» Aim
Extract exactly the run of lines starting at the line that holds "Give me the Altair source for this chart." and ending at the line that holds "labelOverlap=False)", both included.

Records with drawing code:
◇ ◇ ◇ ◇ ◇
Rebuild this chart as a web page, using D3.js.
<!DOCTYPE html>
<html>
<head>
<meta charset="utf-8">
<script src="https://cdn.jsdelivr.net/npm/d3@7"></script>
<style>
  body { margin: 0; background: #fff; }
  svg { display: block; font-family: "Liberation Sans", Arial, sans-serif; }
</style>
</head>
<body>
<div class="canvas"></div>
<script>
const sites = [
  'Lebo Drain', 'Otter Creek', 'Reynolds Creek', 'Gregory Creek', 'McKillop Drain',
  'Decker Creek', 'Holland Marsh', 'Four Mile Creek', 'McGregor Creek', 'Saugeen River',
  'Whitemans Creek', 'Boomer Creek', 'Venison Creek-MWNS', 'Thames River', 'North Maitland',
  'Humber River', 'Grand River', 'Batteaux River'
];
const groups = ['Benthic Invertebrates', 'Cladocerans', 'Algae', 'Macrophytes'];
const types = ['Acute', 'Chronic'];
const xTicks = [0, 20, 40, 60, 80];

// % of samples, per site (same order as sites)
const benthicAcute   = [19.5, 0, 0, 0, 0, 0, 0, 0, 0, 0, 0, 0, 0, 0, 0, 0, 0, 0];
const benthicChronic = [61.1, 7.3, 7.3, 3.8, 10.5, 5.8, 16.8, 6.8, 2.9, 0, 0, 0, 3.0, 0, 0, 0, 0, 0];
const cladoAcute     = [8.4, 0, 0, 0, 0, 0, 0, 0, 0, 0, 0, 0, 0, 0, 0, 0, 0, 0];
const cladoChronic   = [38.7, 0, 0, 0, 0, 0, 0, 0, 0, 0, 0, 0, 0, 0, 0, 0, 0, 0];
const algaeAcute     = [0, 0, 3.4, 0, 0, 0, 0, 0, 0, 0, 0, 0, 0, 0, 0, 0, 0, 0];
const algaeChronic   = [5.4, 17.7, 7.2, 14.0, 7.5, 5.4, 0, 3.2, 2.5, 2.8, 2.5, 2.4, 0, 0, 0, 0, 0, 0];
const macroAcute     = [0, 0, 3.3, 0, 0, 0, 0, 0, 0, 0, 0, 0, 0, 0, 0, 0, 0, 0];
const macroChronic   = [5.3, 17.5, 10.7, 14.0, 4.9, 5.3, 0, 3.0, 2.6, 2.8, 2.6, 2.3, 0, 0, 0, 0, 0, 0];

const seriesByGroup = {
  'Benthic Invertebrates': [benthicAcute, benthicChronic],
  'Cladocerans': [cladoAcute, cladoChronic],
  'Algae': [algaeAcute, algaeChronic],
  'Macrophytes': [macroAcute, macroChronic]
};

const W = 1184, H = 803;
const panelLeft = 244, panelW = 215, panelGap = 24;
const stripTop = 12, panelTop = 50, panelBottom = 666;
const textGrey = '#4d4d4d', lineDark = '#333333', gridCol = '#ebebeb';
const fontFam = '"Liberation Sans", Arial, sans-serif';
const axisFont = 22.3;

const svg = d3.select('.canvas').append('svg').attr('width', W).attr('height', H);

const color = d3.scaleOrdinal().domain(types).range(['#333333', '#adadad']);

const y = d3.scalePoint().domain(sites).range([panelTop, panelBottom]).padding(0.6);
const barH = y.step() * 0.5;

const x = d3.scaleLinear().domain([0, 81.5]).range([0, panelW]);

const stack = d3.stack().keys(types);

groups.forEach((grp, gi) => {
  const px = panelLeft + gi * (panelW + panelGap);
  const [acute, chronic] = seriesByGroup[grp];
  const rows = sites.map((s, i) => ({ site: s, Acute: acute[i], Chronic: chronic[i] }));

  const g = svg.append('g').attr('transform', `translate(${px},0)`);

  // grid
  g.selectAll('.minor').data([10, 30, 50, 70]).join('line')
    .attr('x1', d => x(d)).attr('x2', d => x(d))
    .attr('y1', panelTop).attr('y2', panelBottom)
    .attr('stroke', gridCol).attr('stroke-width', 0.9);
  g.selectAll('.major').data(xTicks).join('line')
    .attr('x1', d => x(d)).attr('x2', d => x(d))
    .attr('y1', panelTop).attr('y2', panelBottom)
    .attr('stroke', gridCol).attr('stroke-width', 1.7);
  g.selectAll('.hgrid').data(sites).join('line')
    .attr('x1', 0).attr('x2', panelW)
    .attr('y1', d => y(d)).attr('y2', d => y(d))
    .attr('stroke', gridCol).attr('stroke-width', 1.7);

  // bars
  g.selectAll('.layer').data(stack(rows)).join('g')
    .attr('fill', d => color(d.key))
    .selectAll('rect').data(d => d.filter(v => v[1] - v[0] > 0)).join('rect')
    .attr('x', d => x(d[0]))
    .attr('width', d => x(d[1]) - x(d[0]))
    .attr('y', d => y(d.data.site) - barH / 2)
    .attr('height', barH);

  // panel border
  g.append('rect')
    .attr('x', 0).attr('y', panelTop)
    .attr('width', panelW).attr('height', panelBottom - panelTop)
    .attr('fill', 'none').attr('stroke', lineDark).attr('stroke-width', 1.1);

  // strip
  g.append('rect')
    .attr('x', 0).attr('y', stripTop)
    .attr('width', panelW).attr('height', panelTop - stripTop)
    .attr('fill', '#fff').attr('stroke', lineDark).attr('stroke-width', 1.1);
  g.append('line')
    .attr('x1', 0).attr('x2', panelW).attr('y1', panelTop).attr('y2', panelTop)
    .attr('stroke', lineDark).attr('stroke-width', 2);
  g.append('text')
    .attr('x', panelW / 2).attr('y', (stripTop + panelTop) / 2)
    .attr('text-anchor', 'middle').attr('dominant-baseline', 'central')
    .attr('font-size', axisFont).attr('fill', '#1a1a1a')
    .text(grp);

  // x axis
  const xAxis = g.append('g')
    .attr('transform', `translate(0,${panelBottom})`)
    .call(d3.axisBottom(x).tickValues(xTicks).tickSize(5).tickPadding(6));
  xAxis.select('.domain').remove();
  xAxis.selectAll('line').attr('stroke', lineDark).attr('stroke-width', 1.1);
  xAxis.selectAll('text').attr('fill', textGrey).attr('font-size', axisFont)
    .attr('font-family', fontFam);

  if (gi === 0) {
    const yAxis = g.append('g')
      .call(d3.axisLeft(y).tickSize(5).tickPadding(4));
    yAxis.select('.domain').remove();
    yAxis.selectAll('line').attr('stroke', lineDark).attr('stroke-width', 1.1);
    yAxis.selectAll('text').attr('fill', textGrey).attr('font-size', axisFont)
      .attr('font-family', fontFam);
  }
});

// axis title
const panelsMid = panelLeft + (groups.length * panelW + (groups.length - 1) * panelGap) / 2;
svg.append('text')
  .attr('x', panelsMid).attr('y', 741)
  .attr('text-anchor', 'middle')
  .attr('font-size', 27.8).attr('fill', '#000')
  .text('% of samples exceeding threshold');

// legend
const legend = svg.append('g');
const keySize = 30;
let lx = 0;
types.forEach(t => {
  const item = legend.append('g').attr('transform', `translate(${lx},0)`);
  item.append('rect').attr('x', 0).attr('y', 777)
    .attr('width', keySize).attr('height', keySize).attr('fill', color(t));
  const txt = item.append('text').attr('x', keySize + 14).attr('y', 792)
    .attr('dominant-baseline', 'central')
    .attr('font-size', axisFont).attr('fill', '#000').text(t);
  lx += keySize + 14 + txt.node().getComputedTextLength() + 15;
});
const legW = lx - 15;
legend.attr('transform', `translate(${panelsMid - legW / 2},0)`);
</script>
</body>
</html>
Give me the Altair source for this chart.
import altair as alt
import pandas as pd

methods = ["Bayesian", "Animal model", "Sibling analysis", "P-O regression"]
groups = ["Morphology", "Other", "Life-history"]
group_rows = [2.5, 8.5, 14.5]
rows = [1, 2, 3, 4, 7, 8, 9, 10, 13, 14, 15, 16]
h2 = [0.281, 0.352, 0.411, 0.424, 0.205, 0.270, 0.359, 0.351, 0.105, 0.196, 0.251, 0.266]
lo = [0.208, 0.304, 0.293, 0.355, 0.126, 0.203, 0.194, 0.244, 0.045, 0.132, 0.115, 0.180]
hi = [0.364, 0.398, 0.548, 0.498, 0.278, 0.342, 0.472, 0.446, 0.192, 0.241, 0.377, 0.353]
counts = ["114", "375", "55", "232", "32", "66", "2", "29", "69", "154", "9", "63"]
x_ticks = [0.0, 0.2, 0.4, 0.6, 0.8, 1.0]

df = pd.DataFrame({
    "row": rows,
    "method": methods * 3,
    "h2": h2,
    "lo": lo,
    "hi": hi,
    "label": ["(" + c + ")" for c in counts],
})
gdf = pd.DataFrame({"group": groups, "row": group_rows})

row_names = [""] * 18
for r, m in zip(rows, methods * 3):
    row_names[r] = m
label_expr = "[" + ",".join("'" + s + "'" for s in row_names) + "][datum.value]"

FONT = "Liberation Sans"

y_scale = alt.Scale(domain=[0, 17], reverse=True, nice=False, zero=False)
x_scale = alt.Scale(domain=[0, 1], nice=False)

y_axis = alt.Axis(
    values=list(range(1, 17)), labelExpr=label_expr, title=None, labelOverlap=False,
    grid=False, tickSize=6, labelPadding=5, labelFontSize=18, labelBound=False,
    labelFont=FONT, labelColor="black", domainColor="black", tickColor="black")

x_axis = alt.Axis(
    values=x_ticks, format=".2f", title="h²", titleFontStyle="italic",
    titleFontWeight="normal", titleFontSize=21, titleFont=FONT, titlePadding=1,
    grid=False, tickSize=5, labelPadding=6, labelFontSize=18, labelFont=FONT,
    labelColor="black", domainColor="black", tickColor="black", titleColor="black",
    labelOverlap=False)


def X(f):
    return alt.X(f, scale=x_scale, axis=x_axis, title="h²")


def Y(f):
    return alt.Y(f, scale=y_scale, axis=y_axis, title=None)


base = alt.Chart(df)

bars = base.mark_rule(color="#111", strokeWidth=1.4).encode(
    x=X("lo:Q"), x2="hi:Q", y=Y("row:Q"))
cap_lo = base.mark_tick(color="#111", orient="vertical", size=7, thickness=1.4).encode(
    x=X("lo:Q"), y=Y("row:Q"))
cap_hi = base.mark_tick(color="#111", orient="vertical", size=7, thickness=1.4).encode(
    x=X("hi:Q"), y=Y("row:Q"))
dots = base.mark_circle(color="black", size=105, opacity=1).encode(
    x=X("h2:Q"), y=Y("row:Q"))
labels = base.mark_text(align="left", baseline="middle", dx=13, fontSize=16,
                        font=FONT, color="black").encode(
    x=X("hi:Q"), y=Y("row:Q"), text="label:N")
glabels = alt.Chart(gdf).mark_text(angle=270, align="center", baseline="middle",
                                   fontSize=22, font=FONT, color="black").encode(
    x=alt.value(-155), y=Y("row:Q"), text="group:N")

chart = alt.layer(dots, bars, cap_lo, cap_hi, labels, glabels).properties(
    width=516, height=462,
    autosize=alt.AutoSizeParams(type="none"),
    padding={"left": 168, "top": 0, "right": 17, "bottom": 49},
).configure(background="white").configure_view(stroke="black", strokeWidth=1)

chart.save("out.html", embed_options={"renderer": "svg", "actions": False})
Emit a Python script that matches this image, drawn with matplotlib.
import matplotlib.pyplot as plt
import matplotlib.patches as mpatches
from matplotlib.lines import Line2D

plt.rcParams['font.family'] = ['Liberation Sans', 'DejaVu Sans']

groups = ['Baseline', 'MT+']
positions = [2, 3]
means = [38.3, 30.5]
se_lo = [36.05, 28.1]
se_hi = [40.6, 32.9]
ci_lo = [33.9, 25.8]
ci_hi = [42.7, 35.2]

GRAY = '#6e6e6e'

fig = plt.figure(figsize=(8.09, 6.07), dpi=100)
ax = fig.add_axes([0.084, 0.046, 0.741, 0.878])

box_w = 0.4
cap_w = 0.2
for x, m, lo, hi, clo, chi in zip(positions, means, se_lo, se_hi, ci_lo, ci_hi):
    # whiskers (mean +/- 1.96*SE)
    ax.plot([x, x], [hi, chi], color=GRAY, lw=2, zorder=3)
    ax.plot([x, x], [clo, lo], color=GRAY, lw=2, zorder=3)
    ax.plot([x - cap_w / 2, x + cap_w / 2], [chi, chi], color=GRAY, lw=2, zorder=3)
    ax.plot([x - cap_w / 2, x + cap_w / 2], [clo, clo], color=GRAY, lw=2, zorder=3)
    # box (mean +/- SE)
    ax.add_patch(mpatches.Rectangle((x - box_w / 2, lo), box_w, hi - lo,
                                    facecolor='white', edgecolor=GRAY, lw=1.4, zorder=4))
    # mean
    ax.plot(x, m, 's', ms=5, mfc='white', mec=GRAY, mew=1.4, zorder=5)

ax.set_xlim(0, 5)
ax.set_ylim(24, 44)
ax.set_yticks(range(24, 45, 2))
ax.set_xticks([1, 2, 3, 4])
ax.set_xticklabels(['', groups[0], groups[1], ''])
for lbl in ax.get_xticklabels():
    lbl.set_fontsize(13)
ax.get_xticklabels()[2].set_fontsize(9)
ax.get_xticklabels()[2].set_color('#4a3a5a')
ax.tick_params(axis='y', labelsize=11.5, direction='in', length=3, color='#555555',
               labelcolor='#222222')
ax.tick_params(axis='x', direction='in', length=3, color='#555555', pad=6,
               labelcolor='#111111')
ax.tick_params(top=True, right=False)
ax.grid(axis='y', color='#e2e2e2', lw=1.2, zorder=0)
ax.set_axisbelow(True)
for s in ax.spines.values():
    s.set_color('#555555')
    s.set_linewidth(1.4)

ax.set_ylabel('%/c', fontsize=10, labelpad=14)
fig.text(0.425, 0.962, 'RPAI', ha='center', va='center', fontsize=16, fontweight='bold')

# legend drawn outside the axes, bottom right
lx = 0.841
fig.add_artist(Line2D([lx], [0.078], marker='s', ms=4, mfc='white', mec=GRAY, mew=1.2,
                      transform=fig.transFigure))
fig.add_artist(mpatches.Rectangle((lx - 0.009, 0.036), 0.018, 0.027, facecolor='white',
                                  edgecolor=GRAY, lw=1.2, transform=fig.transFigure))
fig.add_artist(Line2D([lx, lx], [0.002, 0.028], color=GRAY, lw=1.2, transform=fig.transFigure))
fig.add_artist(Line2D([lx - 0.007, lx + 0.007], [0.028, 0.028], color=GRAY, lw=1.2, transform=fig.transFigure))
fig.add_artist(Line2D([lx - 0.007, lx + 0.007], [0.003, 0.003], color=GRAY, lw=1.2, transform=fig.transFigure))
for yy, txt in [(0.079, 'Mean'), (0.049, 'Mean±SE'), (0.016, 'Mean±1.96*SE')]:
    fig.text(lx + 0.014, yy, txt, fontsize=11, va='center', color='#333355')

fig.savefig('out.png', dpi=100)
◇ ◇ ◇ ◇ ◇
» Correct response
Give me the Altair source for this chart.
import altair as alt
import pandas as pd

methods = ["Bayesian", "Animal model", "Sibling analysis", "P-O regression"]
groups = ["Morphology", "Other", "Life-history"]
group_rows = [2.5, 8.5, 14.5]
rows = [1, 2, 3, 4, 7, 8, 9, 10, 13, 14, 15, 16]
h2 = [0.281, 0.352, 0.411, 0.424, 0.205, 0.270, 0.359, 0.351, 0.105, 0.196, 0.251, 0.266]
lo = [0.208, 0.304, 0.293, 0.355, 0.126, 0.203, 0.194, 0.244, 0.045, 0.132, 0.115, 0.180]
hi = [0.364, 0.398, 0.548, 0.498, 0.278, 0.342, 0.472, 0.446, 0.192, 0.241, 0.377, 0.353]
counts = ["114", "375", "55", "232", "32", "66", "2", "29", "69", "154", "9", "63"]
x_ticks = [0.0, 0.2, 0.4, 0.6, 0.8, 1.0]

df = pd.DataFrame({
    "row": rows,
    "method": methods * 3,
    "h2": h2,
    "lo": lo,
    "hi": hi,
    "label": ["(" + c + ")" for c in counts],
})
gdf = pd.DataFrame({"group": groups, "row": group_rows})

row_names = [""] * 18
for r, m in zip(rows, methods * 3):
    row_names[r] = m
label_expr = "[" + ",".join("'" + s + "'" for s in row_names) + "][datum.value]"

FONT = "Liberation Sans"

y_scale = alt.Scale(domain=[0, 17], reverse=True, nice=False, zero=False)
x_scale = alt.Scale(domain=[0, 1], nice=False)

y_axis = alt.Axis(
    values=list(range(1, 17)), labelExpr=label_expr, title=None, labelOverlap=False,
    grid=False, tickSize=6, labelPadding=5, labelFontSize=18, labelBound=False,
    labelFont=FONT, labelColor="black", domainColor="black", tickColor="black")

x_axis = alt.Axis(
    values=x_ticks, format=".2f", title="h²", titleFontStyle="italic",
    titleFontWeight="normal", titleFontSize=21, titleFont=FONT, titlePadding=1,
    grid=False, tickSize=5, labelPadding=6, labelFontSize=18, labelFont=FONT,
    labelColor="black", domainColor="black", tickColor="black", titleColor="black",
    labelOverlap=False)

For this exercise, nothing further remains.